Although the LIGP characterized Hamas’s recent actions as having a “genocidal dimension,” and quotes a violent fragment of its Charter of Allah on its website, it does not denounce the multiple and regular Arab, Islamic and Palestinian calls for the destruction of Israel and the Jews, which do constitute flagrant cases of “genocidal intent.” You will not find on the Institute´s website this quote from Hamas leader in Gaza Yahya Sinwar: “We support the eradication of Israel through armed jihad and struggle”; nor this call to the Palestinian diaspora from senior Hamas member Fathi Hamad: “You should attack every Jew possible in all the world and kill them;” nor this one from Iranian official Ali Aghamohammadi: “The only way to save humanity is to annihilate Israel.” We can reasonably say that these hateful statements are more explicit than Netanyahu’s tweet. Still, they do not seem to have been detected by the Institute’s radar. Perhaps its web’s search engine is not working properly, or perhaps what is not working well is the LIGP team’s moral compass.
To make matters worse, its co-founder and CEO, Elisa von Joeden-Forgey, is introduced as an “Expert on genocide, gender, prevention, and the history of colonialism,” as well as a “Professor of Holocaust and Genocide Studies at Stockton University, NJ.” Unlike other well-known NGOs, largely made up of lawyers specialized in human rights, the LIGP is led by an expert on genocides and the Holocaust per se; who should know better. For a politician, an activist or a journalist to make an arbitrary use of the term genocide is already a bad thing. That an expert on genocides would do so, is disconcerting.

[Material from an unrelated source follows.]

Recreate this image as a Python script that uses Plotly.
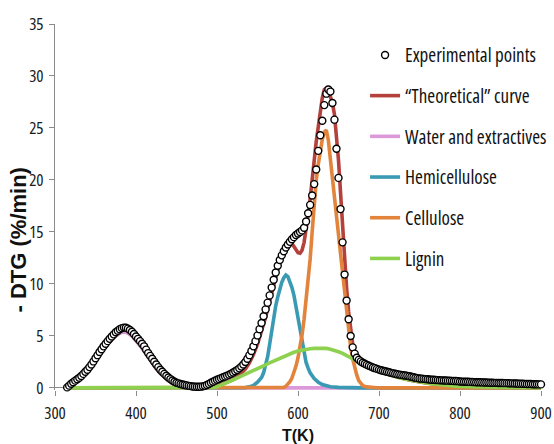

The point is not, however, to debate the merits -or lack of thereof- of claims that Israel might be a genocidal state. Thanks to Pretoria, the International Court of Justice is already dealing with the matter and Israel’s lawyers are presenting their arguments. The point is also not whether those who raise these accusations have the right to do so, of course they do. The point is whether it is legitimate that they do so from an institute dedicated to educating about genocides and abusing the name of the Polish-Jewish jurist who coined the term –after fleeing Nazi Europe and based on a genocide perpetrated against the Jewish people. They will argue that they are doing justice to both Lemkin’s name and the applicability of the concept of genocide. In reality, they are betraying the former and degrading the latter. That Germany has decided to join the legal debate in The Hague on Israel’s side to refute the wild South African accusation helps clarify things.

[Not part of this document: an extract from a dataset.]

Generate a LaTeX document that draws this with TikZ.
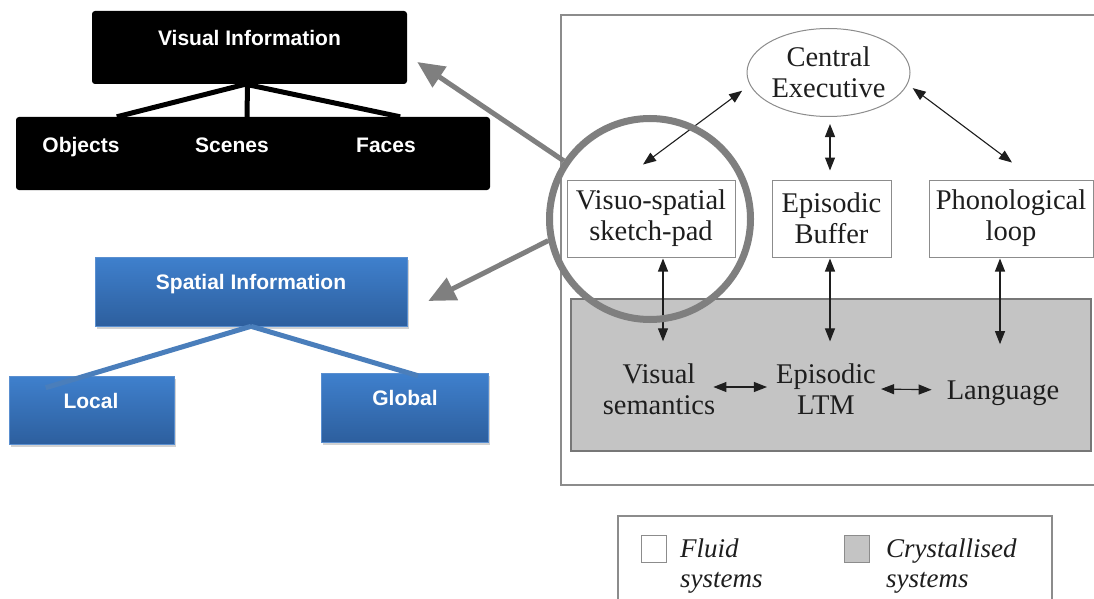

Let’s be clear, the board and staff of the Lemkin Institute for Genocide Prevention can freely accuse the state of Israel of being genocidal from here to eternity. They should simply stop doing so under the reputational coverage that Raphael Lemkin’s name provides and the aura of respect that surrounds his important legacy. Having lost 49 members of his family during the Holocaust, Lemkin dedicated his life to raising international awareness about genocides and to legally codify the concept in order to consolidate its prevention. He died in 1959 with his mission accomplished, but exhausted and impoverished. Surely he did not do this so that 65 years later an anti-Zionist African country would turn his life’s work into a political campaign against the Jewish state, nor so that an NGO from the country that welcomed him would have the chutzpah to support this legal pogrom on his behalf.